While I am not the kind of person to spread rumors, I started asking other parents how things were going for their child in that class. The information I received was alarming, so I decided to pay the classroom a visit. I heard from others that their concerns and complaints seemed to be unaddressed.

Meanwhile, I considered other educational options, including private schools, and found no better places for my son to go. He was getting more and more miserable and my efforts to sooth him were not working.

This was not the way I wanted 1st grade to be for him. Education was supposed to be fun, positive, uplifting, and appropriately challenging. He already had over three inches of “desk work” and I knew that was not right.

I did what I thought was right for us and started to consider a move. My school district down the road would not let me bring him to school there unless I owned property. I was not about to do that during this time of transition.

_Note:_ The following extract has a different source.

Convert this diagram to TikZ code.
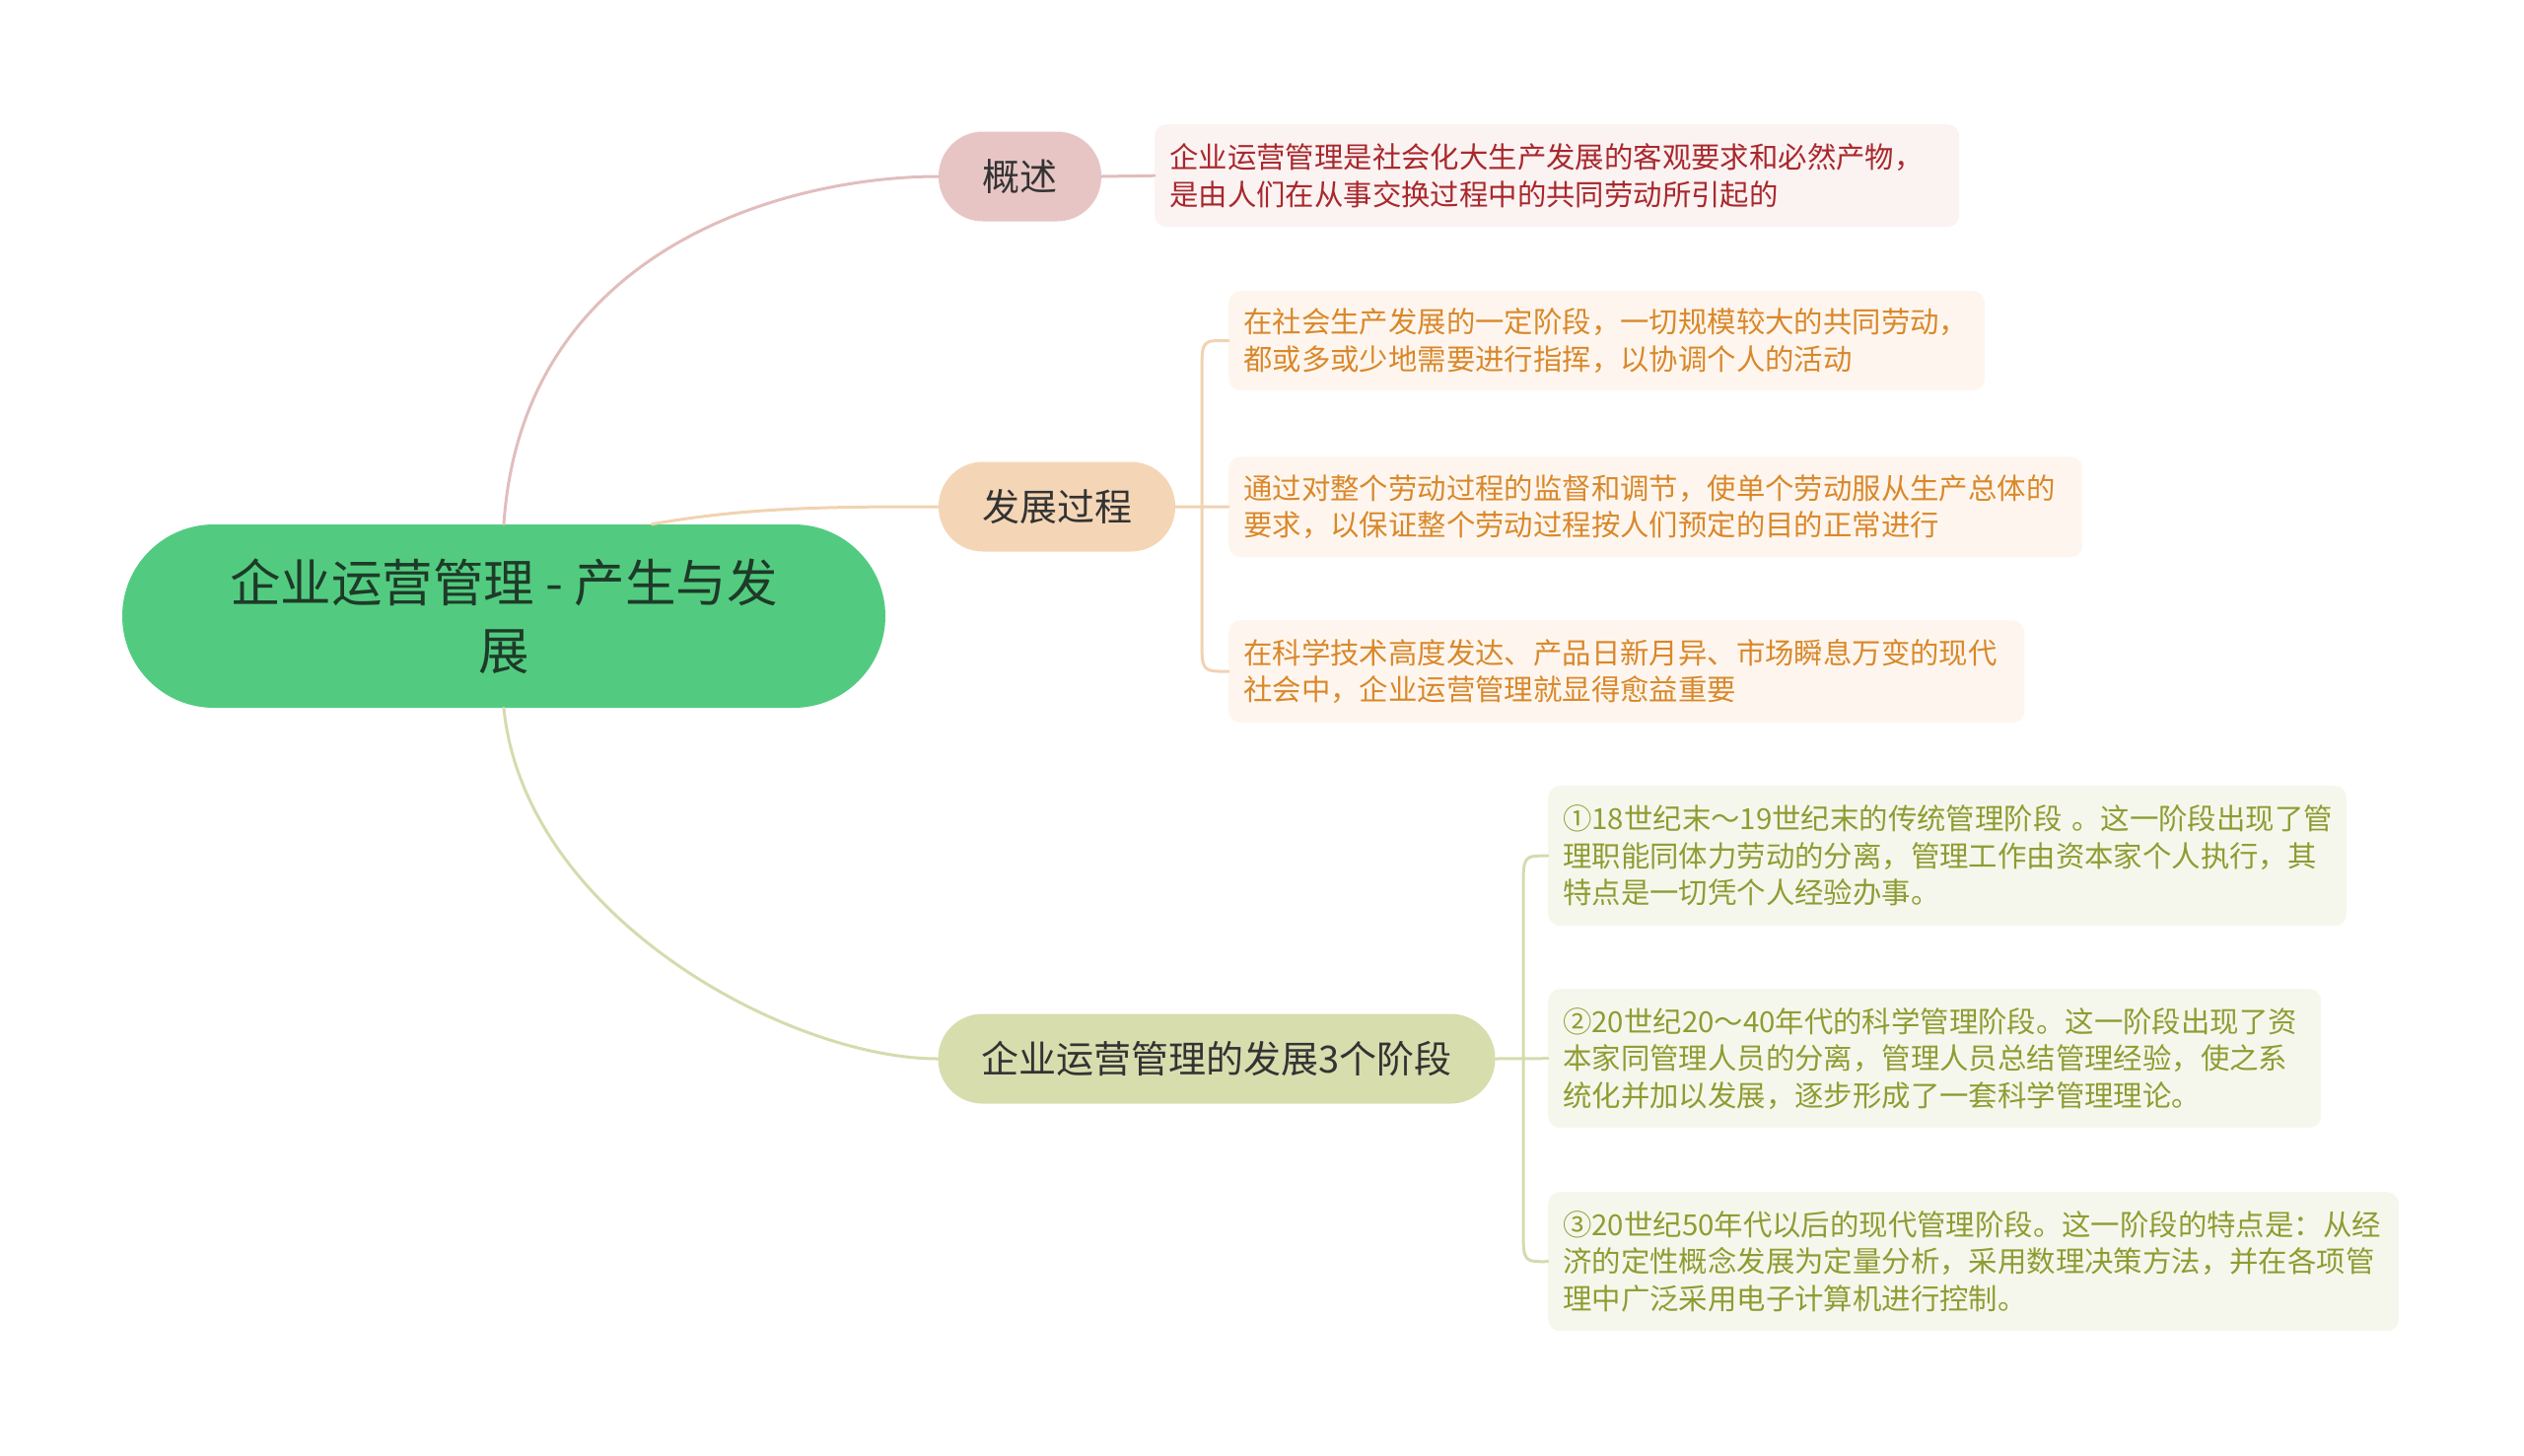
\documentclass[tikz,border=0pt]{standalone}
\usepackage{fontspec}
\setmainfont{Noto Sans CJK SC}
\definecolor{rootfill}{HTML}{52CB80}
\definecolor{roottext}{HTML}{1E3A28}
\definecolor{maintext}{HTML}{333333}
\definecolor{pinkfill}{HTML}{E8C5C5}
\definecolor{pinkline}{HTML}{E2BDBD}
\definecolor{pinkleaf}{HTML}{FBF2F2}
\definecolor{pinktext}{HTML}{A8282C}
\definecolor{orfill}{HTML}{F4D6B6}
\definecolor{orline}{HTML}{F1D3B1}
\definecolor{orleaf}{HTML}{FEF6EE}
\definecolor{ortext}{HTML}{D9882B}
\definecolor{olfill}{HTML}{D8DDAE}
\definecolor{olline}{HTML}{D6DBAE}
\definecolor{olleaf}{HTML}{F6F7EC}
\definecolor{oltext}{HTML}{8F9C33}
\begin{document}
\begin{tikzpicture}[x=1pt,y=-1pt,
  mainbox/.style={rounded corners=45pt, minimum height=91pt, inner sep=0pt,
    font=\fontsize{38}{46}\selectfont, text=maintext},
  leafbox/.style={anchor=north west, rounded corners=12pt, inner xsep=15pt,
    inner ysep=0pt, align=left, font=\fontsize{29.4}{37.5}\selectfont},
  conn/.style={line width=3pt, line cap=round}]
\useasboundingbox (0,0) rectangle (2560,1476);

% root
\node[fill=rootfill, rounded corners=93pt, minimum width=774pt, minimum height=186pt,
  inner sep=0pt, align=center, text=roottext, font=\fontsize{51.5}{69}\selectfont]
  (root) at (511,625) {企业运营管理 - 产生与发\\展};

% main topics
\node[mainbox, fill=pinkfill, minimum width=165pt] (gs) at (1034.5,179) {概述};
\node[mainbox, fill=orfill, minimum width=240pt] (fz) at (1072,514) {发展过程};
\node[mainbox, fill=olfill, minimum width=565pt] (jd) at (1234,1074) {企业运营管理的发展3个阶段};

% leaves
\node[leafbox, fill=pinkleaf, text=pinktext, text width=786pt, minimum height=104pt] (l1) at (1171,126)
  {企业运营管理是社会化大生产发展的客观要求和必然产物，\\是由人们在从事交换过程中的共同劳动所引起的};

\node[leafbox, fill=orleaf, text=ortext, text width=737pt, minimum height=101pt] (l2a) at (1246,295)
  {在社会生产发展的一定阶段，一切规模较大的共同劳动，\\都或多或少地需要进行指挥，以协调个人的活动};
\node[leafbox, fill=orleaf, text=ortext, text width=836pt, minimum height=102pt] (l2b) at (1246,463)
  {通过对整个劳动过程的监督和调节，使单个劳动服从生产总体的\\要求，以保证整个劳动过程按人们预定的目的正常进行};
\node[leafbox, fill=orleaf, text=ortext, text width=777pt, minimum height=104pt] (l2c) at (1246,629)
  {在科学技术高度发达、产品日新月异、市场瞬息万变的现代\\社会中，企业运营管理就显得愈益重要};

\node[leafbox, fill=olleaf, text=oltext, text width=780pt, minimum height=142pt] (l3a) at (1570,797)
  {\mbox{①18世纪末～19世纪末的传统管理阶段 。这一阶段出现了管}\\理职能同体力劳动的分离，管理工作由资本家个人执行，其\\特点是一切凭个人经验办事。};
\node[leafbox, fill=olleaf, text=oltext, text width=754pt, minimum height=141pt] (l3b) at (1570,1003)
  {②20世纪20～40年代的科学管理阶段。这一阶段出现了资\\本家同管理人员的分离，管理人员总结管理经验，使之系\\统化并加以发展，逐步形成了一套科学管理理论。};
\node[leafbox, fill=olleaf, text=oltext, text width=833pt, minimum height=141pt] (l3c) at (1570,1209)
  {③20世纪50年代以后的现代管理阶段。这一阶段的特点是：从经\\济的定性概念发展为定量分析，采用数理决策方法，并在各项管\\理中广泛采用电子计算机进行控制。};

% connectors root -> topics
\draw[conn, pinkline] (root.north) .. controls (530,250) and (800,179) .. (gs.west);
\draw[conn, orline] ([xshift=150pt]root.north) .. controls (760,514) and (850,514) .. (fz.west);
\draw[conn, olline] (root.south) .. controls (532,930) and (800,1074) .. (jd.west);

% topic -> leaves
\draw[conn, pinkline] (gs.east) -- (l1.west);

\draw[conn, orline] (fz.east) -- (l2b.west);
\draw[conn, orline] (l2a.west) .. controls (1219,345) .. (1219,378) -- (1219,648) .. controls (1219,681) .. (l2c.west);

\draw[conn, olline] (jd.east) -- (l3b.west);
\draw[conn, olline] (l3a.west) .. controls (1545,868) .. (1545,902) -- (1545,1246) .. controls (1545,1280) .. (l3c.west);
\end{tikzpicture}
\end{document}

So taking him to my district was out.

The next weekend my son and I visited a principal friend of mine in Myrtle Beach and told her the story. She took me to visit her primary school and I saw loving, supporting environments with teachers that greeted my son as if he were their own.

Then, she asked why I had waited that long to do something and why would I wait any longer to make a move? Four weeks was a long time not to be in a good situation. She ever said she would find me something there as soon as she could so I could quit my job and move there. My son’s face lit up with excitement.

On the way home my son and I talked about the day…about the school…and I asked him to describe his classroom.

“There is an ABC chart over the board.” He said.

“What else?” I asked.

When he told me there was nothing anywhere else in the room I pulled off the side of the road and listened. As a family that day we decided we were going to do something else by the end of the week. He said he would hang in there so things could get better.

That Monday morning I dropped him off at school and headed to Columbia. My family was nearby there and if I could find a school for him I would quit my job and move there. I spent the day interviewing principals and teachers. I found the “perfect” school for him with a teacher that was waiting with open arms. I also found a place to rent so he could attend that school. I secured a moving company to pack me up on Wednesday.

Tuesday I went to his school that morning, asked to see the classroom when the children were gone to lunch and confirmed the situation I suspected…bare walls; empty, crushed coke cans turned sideways on tables and the floor and just generally a very uninviting room. The ABC chart was half up and half down. No learning stations…no nothing…it was horrid. This was the 4th week of school.

I asked the principal and psychologist – both of who I knew well – why would they want me to keep my child in that classroom under those conditions? Would they want THEIR child in there? I asked for copies of his records and told them that would be his last day there.

I then went to my principal in the district next to ours and told him I was leaving my guidance director job and was giving notice. He was so mad I was leaving he demanded I come back that day after school and take all my things away without talking to anyone. He said he would guarantee I would never find another guidance job anywhere. I said I was sorry he felt that way but that I was doing what was right for my child.

A visit to the Superintendent found more support where he wrote me a great letter of recommendation and said to use his name as my supervisor. I was very grateful to him for his support and still am to this day.

Wednesday the moving company packed me up. Thursday they loaded things on the truck. Friday they unloaded in our new home in Columbia.

My son’s first day at school that Friday was awesome as he hugged me at the door.

Meanwhile, I was scared to death of leaving a job and not having another. Had I made the right move quitting my job and taking my son to a school where he could thrive?

Time would tell.

My wish for you today is that you take action if your child is in school and things are not going well. Time is of the essence. It’s been almost four weeks now our children have been in school.